Moreover, he has not established any prejudice. His complaints were denied for numerous evidently valid reasons — 1) it was untimely filed more than twenty days after the disciplinary hearings that it challenged; 2) it appealed multiple incident reports on one form; 3) it lacked specific information about his request; and 4) it failed to identify the specific disciplinary hearing and/or provide the DHO report he was appealing. (Doc. 10-1, Knepper Decl. at ¶ 6). Petitioner does not argue, or provide any evidence, that any of these reasons for denial of his complaints is invalid.

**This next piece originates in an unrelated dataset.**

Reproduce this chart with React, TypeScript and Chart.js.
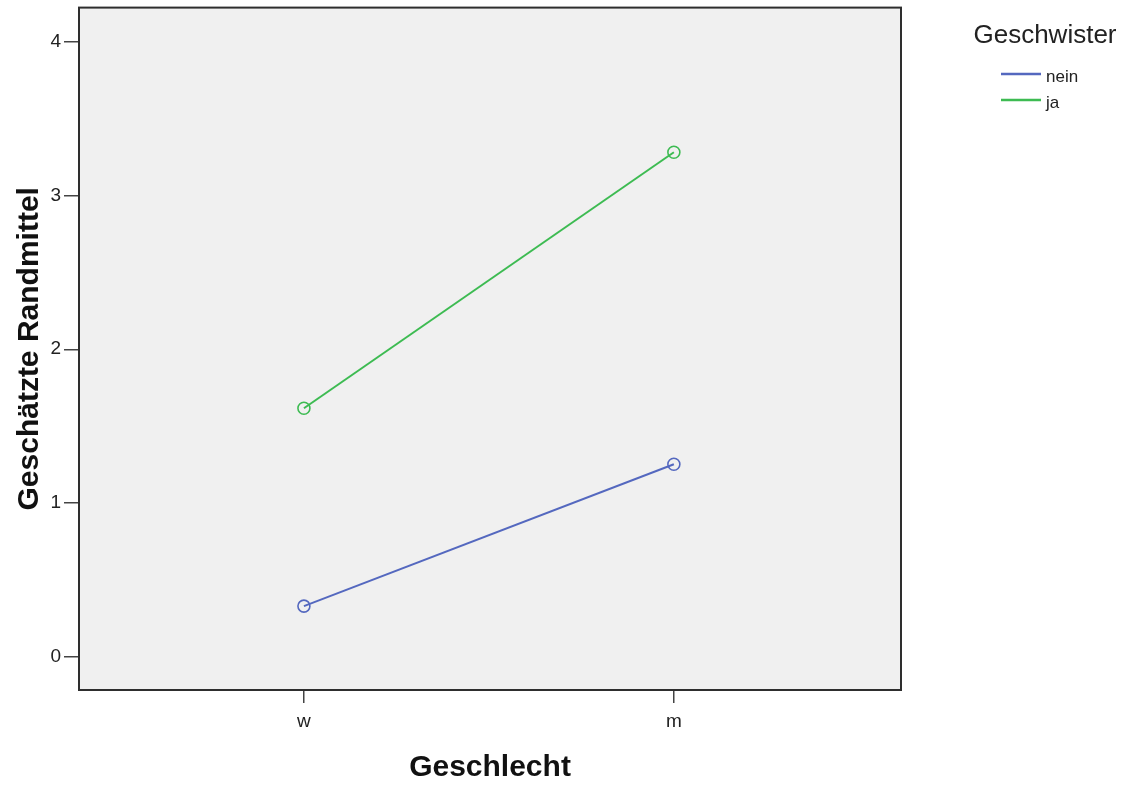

Accordingly, petitioner has not established cause and prejudice so as to allow us to address the merits of his procedurally defaulted claims. We will adopt the magistrate judge's R&R and deny his petition for a writ of habeas corpus. An appropriate order follows.

FootNotes


1. Evidently, this appeal did not specifically include the incident at issue.
2. We must liberally construe a document filed pro se. Erickson v. Pardus, 551 U.S. 89, 94 (2007).